Japanese artist Masao Obata’s distinctive drawings on cardboard will be placed alongside Chaz Waldren’s intuitive and decorative works, and Shinichi Sawada’s thorny creatures will be displayed with Jason Pape’s playful ceramic animals.

Despite their diverse backgrounds and lack of access to the traditional art world, the commonality in their work is striking. Masao Obata and Chaz Waldren produce work about the fundamental importance of human relationships, either as reality or aspiration. Imaginary beasts and animals feature in the work of Shinichi Sawada and Jason Pape. Both use clay to create powerful forms full of energy and passion which offer the chance to glimpse into the creative impulse of humans and feel the primal relationships we have with animals both real and imagined.
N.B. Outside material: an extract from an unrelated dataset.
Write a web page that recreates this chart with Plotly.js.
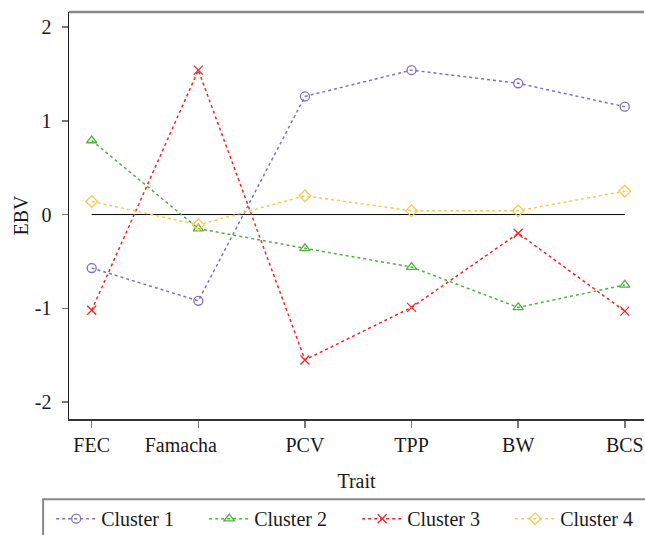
<!DOCTYPE html>
<html>
<head>
<meta charset="utf-8">
<script src="https://cdn.plot.ly/plotly-3.0.1.min.js"></script>
<style>html,body{margin:0;padding:0;background:#fff;}#chart{width:645px;height:535px;}</style>
</head>
<body>
<div id="chart"></div>
<script>
var traits = ["FEC", "Famacha", "PCV", "TPP", "BW", "BCS"];
var xTickLabels = ["FEC", "Famacha\u00a0\u00a0\u00a0\u00a0\u00a0\u00a0\u00a0", "PCV", "TPP", "BW", "BCS"];
var cluster1 = [-0.57, -0.92, 1.26, 1.54, 1.40, 1.15];
var cluster2 = [0.79, -0.15, -0.36, -0.56, -0.99, -0.75];
var cluster3 = [-1.02, 1.54, -1.55, -0.99, -0.20, -1.03];
var cluster4 = [0.14, -0.11, 0.20, 0.04, 0.04, 0.25];
var baseline = [0, 0, 0, 0, 0, 0];
var seriesNames = ["Cluster 1", "Cluster 2", "Cluster 3", "Cluster 4"];
var yTicks = [-2, -1, 0, 1, 2];
var yTickLabels = ["-2", "-1", "0", "1", "2"];

var colors = ["#7b72c4", "#4db33d", "#ff2020", "#f5cc50"];
var symbols = ["circle-open", "triangle-up-open", "x-thin-open", "diamond-open"];
var data = [{
  x: traits, y: baseline, mode: "lines", type: "scatter",
  line: {color: "#000", width: 1}, showlegend: false, hoverinfo: "skip"
}];
[cluster1, cluster2, cluster3, cluster4].forEach(function (vals, i) {
  data.push({
    x: traits, y: vals, name: seriesNames[i], type: "scatter", mode: "lines+markers",
    line: {color: colors[i], width: 1.5, dash: "3px,3px"},
    marker: {symbol: symbols[i], size: 9, color: colors[i], line: {color: colors[i], width: 1.3}}
  });
});

var font = {family: "Liberation Serif, Times New Roman, serif", size: 20, color: "#1a1a1a"};
var layout = {
  width: 645, height: 535,
  margin: {l: 69, r: 1, t: 12, b: 116, autoexpand: false},
  paper_bgcolor: "#fff", plot_bgcolor: "#fff",
  font: font,
  showlegend: true,
  xaxis: {
    type: "category", range: [-0.213, 5.18], showgrid: false, zeroline: false,
    tickvals: traits, ticktext: xTickLabels,
    showline: true, linecolor: "#333", linewidth: 1.5, mirror: false,
    ticks: "outside", ticklen: 7, tickcolor: "#777", tickwidth: 1.5,
    tickfont: font, title: {text: "Trait", font: font, standoff: 19}
  },
  yaxis: {
    range: [-2.18, 2.16], tickvals: yTicks, ticktext: yTickLabels, showgrid: false, zeroline: false,
    showline: true, linecolor: "#222", linewidth: 1.5,
    ticks: "outside", ticklen: 6, tickcolor: "#777", tickwidth: 1.5, ticklabelstandoff: 6,
    tickfont: font, title: {text: "EBV", font: font, standoff: 1}
  },
  legend: {
    orientation: "h", x: -0.031, xanchor: "left", y: -0.197, yanchor: "top",
    bgcolor: "rgba(0,0,0,0)", borderwidth: 0, font: font,
    entrywidth: 98, itemwidth: 40, tracegroupgap: 0
  },
  shapes: [
    {type: "line", xref: "paper", yref: "paper", x0: 0, x1: 1, y0: 1, y1: 1,
     line: {color: "#888", width: 2.5}},
    {type: "rect", xref: "paper", yref: "paper", x0: -0.045, x1: 1.01, y0: -0.197, y1: -0.31,
     line: {color: "#888", width: 2}}
  ]
};
Plotly.newPlot("chart", data, layout, {displayModeBar: false, staticPlot: true});
</script>
</body>
</html>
This exhibition allows audiences to compare the work of these four 'intuitive folk' juxtaposing their processes, cultural experiences and motivations to create.
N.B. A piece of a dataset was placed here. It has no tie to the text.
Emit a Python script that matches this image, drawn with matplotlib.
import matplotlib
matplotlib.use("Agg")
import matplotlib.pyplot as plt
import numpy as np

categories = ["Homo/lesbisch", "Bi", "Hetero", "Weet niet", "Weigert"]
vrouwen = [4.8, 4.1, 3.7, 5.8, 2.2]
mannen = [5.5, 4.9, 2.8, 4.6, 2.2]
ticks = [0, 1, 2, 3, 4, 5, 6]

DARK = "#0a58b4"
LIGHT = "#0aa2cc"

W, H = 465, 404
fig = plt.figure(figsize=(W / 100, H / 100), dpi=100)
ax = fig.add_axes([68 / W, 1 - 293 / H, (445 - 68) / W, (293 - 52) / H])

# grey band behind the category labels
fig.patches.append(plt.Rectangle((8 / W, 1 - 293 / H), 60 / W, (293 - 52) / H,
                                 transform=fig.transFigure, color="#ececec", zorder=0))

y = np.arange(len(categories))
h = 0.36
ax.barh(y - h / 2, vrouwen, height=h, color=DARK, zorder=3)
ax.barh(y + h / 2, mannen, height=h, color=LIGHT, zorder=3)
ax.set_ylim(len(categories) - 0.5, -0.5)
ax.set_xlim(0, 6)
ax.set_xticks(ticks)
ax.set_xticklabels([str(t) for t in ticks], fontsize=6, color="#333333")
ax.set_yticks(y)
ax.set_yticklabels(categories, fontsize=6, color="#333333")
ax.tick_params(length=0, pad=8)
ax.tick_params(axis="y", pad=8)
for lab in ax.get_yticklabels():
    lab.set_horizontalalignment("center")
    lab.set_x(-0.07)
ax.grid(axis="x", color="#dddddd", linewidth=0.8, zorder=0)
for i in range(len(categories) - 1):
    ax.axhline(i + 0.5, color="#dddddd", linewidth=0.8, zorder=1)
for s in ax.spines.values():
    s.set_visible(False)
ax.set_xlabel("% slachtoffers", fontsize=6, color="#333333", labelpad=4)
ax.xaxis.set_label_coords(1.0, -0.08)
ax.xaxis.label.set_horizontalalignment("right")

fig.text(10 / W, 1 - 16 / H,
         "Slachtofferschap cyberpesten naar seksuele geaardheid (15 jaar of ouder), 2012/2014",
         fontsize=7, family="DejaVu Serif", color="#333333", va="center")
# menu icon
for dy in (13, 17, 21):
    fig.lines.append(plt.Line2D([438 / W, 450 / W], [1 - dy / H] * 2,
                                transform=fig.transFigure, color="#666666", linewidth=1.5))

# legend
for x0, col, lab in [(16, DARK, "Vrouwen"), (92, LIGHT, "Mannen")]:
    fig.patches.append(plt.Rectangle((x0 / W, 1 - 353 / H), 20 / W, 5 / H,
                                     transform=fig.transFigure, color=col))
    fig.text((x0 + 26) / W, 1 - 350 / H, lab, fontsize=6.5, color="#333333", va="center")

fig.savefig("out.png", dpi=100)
Masao Obata (1943-2010), born in Okayama Prefecture, Japan, began drawing after the age of 60. The major themes in his work are ‘marriage’ and ‘family’, both of which eluded him throughout his life. All of his drawings are produced in a distinctive style, often in red; the colour he associates with happiness. Over the years, many of his works were discarded whenever his home – a Social Welfare Centre – was cleaned. Similarly, Chaz Waldren (b. 1950), who lives in Felpham, West Sussex, has a unique style that is infused with a decorative folk art quality and religious symbolism, but, unlike Obata, it is intensely personal, with every piece connected to his wife Sally and their life together, along with his strong Christian beliefs.

Obata and Waldren produce work about the fundamental importance of human relationships, either as reality or aspiration. As in the work of Sawada and Pape, there is a deep intuitive symbolism and ritual to the subjects they draw – Waldren’s works are infused with both religion and a love of his wife Sally and Obata’s of the deeper symbolism of marriage and the sexes. They both make use of unlikely materials and processes using cardboard, cheap paper, gel pens and colouring crayons. This openness to non-traditional materials, either through choice or necessity, is often characteristic of art that has sidestepped convention.
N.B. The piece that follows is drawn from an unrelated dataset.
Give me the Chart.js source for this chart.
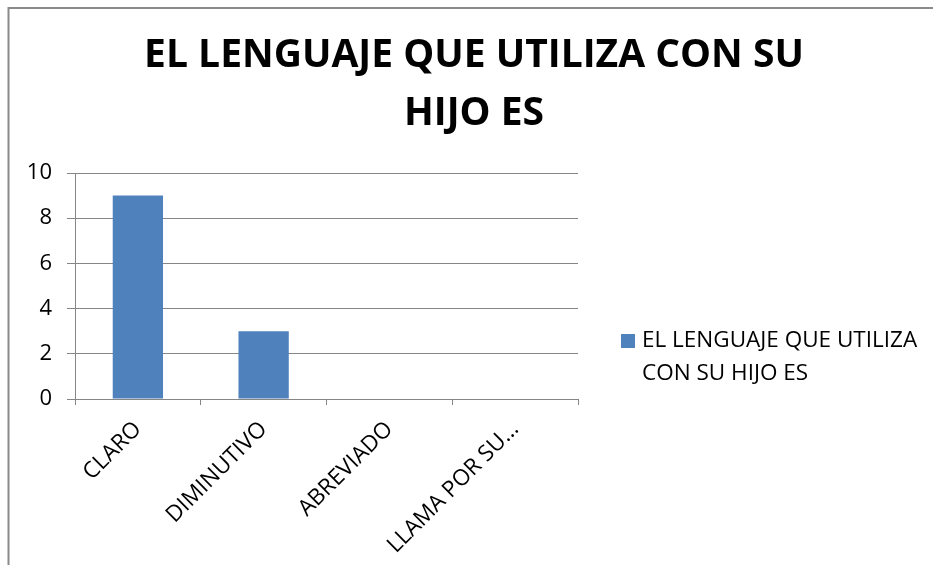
<!DOCTYPE html>
<html>
<head>
<meta charset="utf-8">
<script src="https://cdn.jsdelivr.net/npm/chart.js@4/dist/chart.umd.min.js"></script>
<style>
  html, body { margin: 0; padding: 0; background: #ffffff; }
  canvas { display: block; }
</style>
</head>
<body>
<canvas id="c" width="933" height="565"></canvas>
<script>
// ---- data ----
const categories = ['CLARO', 'DIMINUTIVO', 'ABREVIADO', 'LLAMA POR SU…'];
const values = [9, 3, 0, 0];
const seriesName = 'EL LENGUAJE QUE UTILIZA CON SU HIJO ES';
const titleLines = ['EL LENGUAJE QUE UTILIZA CON SU', 'HIJO ES'];
const legendLines = ['EL LENGUAJE QUE UTILIZA', 'CON SU HIJO ES'];
const yTickValues = [0, 2, 4, 6, 8, 10];

// ---- style ----
const BAR_COLOR = '#4F81BD';
const GRID_COLOR = '#868686';
const FONT = "'Open Sans', 'DejaVu Sans', sans-serif";

const decorPlugin = {
  id: 'decor',
  beforeDraw(chart) {
    const ctx = chart.ctx;
    ctx.save();
    ctx.fillStyle = '#ffffff';
    ctx.fillRect(0, 0, chart.width, chart.height);
    ctx.strokeStyle = '#8a8a8a';
    ctx.lineWidth = 2;
    ctx.beginPath();
    ctx.moveTo(8.5, chart.height);
    ctx.lineTo(8.5, 8);
    ctx.lineTo(chart.width, 8);
    ctx.stroke();
    ctx.restore();
  },
  afterDraw(chart) {
    const ctx = chart.ctx;
    ctx.save();
    // title
    ctx.fillStyle = '#000000';
    ctx.font = "bold 39px " + FONT;
    ctx.textAlign = 'center';
    ctx.textBaseline = 'middle';
    titleLines.forEach((t, i) => ctx.fillText(t, 474, 56 + i * 58));
    // legend
    const ds = chart.data.datasets[0];
    ctx.fillStyle = ds.backgroundColor;
    ctx.fillRect(621, 334, 14, 14);
    ctx.fillStyle = '#000000';
    ctx.font = "22.5px " + FONT;
    ctx.textAlign = 'left';
    legendLines.forEach((t, i) => ctx.fillText(t, 642, 341 + i * 33));
    ctx.restore();
  }
};

new Chart(document.getElementById('c'), {
  type: 'bar',
  data: {
    labels: categories,
    datasets: [{
      label: seriesName,
      data: values,
      backgroundColor: BAR_COLOR,
      borderWidth: 0,
      categoryPercentage: 1.0,
      barPercentage: 0.4
    }]
  },
  options: {
    responsive: false,
    animation: false,
    events: [],
    layout: { padding: { top: 173, right: 355, left: 0, bottom: 0 } },
    plugins: {
      legend: { display: false },
      title: { display: false },
      tooltip: { enabled: false }
    },
    scales: {
      x: {
        offset: true,
        grid: {
          offset: true,
          drawOnChartArea: false,
          drawTicks: true,
          tickLength: 6,
          color: GRID_COLOR
        },
        border: { display: true, color: GRID_COLOR, width: 1 },
        ticks: {
          color: '#000000',
          font: { family: FONT, size: 22.5 },
          minRotation: 45,
          maxRotation: 45,
          autoSkip: false,
          padding: 11
        },
        afterFit(s) { s.height = 166; }
      },
      y: {
        min: 0,
        max: 10,
        afterBuildTicks(s) { s.ticks = yTickValues.map(v => ({ value: v })); },
        grid: {
          color: GRID_COLOR,
          drawTicks: true,
          tickLength: 8
        },
        border: { display: true, color: GRID_COLOR, width: 1 },
        ticks: {
          color: '#000000',
          font: { family: FONT, size: 22 },
          padding: 15
        },
        afterFit(s) { s.width = 75; }
      }
    }
  },
  plugins: [decorPlugin]
});
</script>
</body>
</html>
In a similar comparison, the fantastic ceramic forms of Japanese-born Shinichi Sawada (b. 1982) that speak of dragons and imaginary creatures from Japanese culture have a powerful quality similar to the equine forms of Jason Pape (b. 1986); whose works are redolent of an almost prehistoric love and worship of animals. Sawada uses agile fingers to attach thorns to his sculptures, one after another. At times, he smiles to himself in pleasure, working away in silence at a studio in the Japanese mountains.

Pape’s models are individual, each with its own character; they are tactile, friendly and humorous. Of his juxtaposition with Sawada, Pape says: “I think we both experience the world in a different way to neuro-typical people, and that enables us to create art work which is out of the ordinary.”

Both Obata and Sawada’s work was displayed in Souzou at the Wellcome Collection and in the Japon exhibition at Collection d l’Art Brut in Lausanne in 2008/09, with Sawada’s work also appearing in the recent BBC Imagine documentary and at the 2013 Venice Biennale. Both Pape and Waldren’s work featured in Outside In: National in 2012 at Pallant House Gallery. Waldren’s was also displayed in the 2009 Outside In exhibition and is represented in the collections at Pallant House Gallery and the Museum of Everything.

Mizue Kobayashi, Art Director of the Social Welfare Organisation Aiseikai says: “I strongly believe that this work will continue to shine through and inspire awe, strength, and belief in the boundless reach and essence of the human imagination and the urge to create.”